As the BRICS contain many members that overlap with the G20, they may work in tandem in the future, a BBC article quoted Dr Irene Mia from the International Institute for Strategic Studies as saying. ‘Together, they might push for more money for developing nations to tackle climate change, or to reduce the power of the US dollar as the world’s currency,’ she said.

In the case of UAE in particular, the Stimson Center analysis noted that membership in the BRICS did in no way mean a detachment from the West. ‘The UAE wants to maintain its strong ties with the US while simultaneously exploring new avenues for collaboration and engagement with BRICS nations,’ it stated. ‘The UAE remains a vital US security partner in the Middle East. However, the Emirates appears to be recalibrating its economic diplomacy to expand its political and economic leverage in the Global South.’

In a statement issued by the UAE following its formal inclusion into BRICS, the Gulf nations Minister of State for International Cooperation, Her Excellency Reem Al Hashimy, said: ‘We are pleased to join the BRICS group, which the UAE recognizes as a mechanism to promote global peace, stability, and prosperity.’

‘The UAE believes in championing multilateralism and actively contributing to important international arenas.

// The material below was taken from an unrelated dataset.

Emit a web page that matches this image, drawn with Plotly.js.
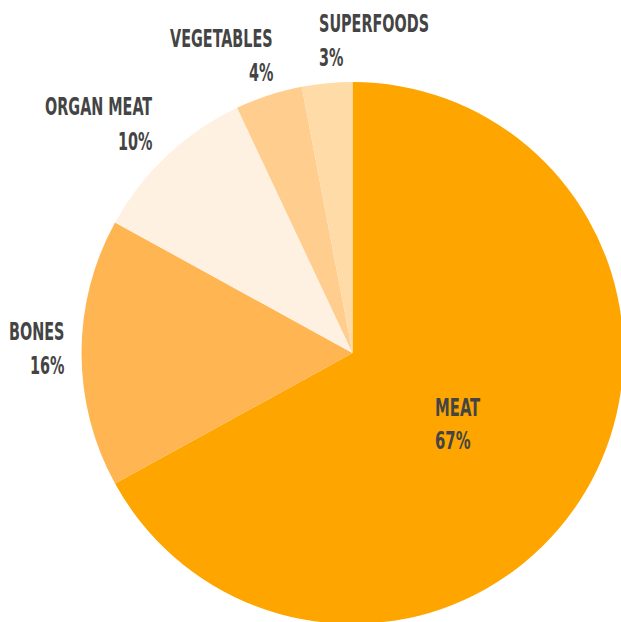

This includes engaging with BRICS, participating regularly in the G20 process, and hosting the Conference of the Parties to the UN Framework Convention on Climate Change (COP28) climate conference in November,’ she concluded.

‘The UAE stresses that the future of global security and prosperity relies on strong multilateral partnerships and cooperation on the international level, and a shared commitment to achieving stability and development.’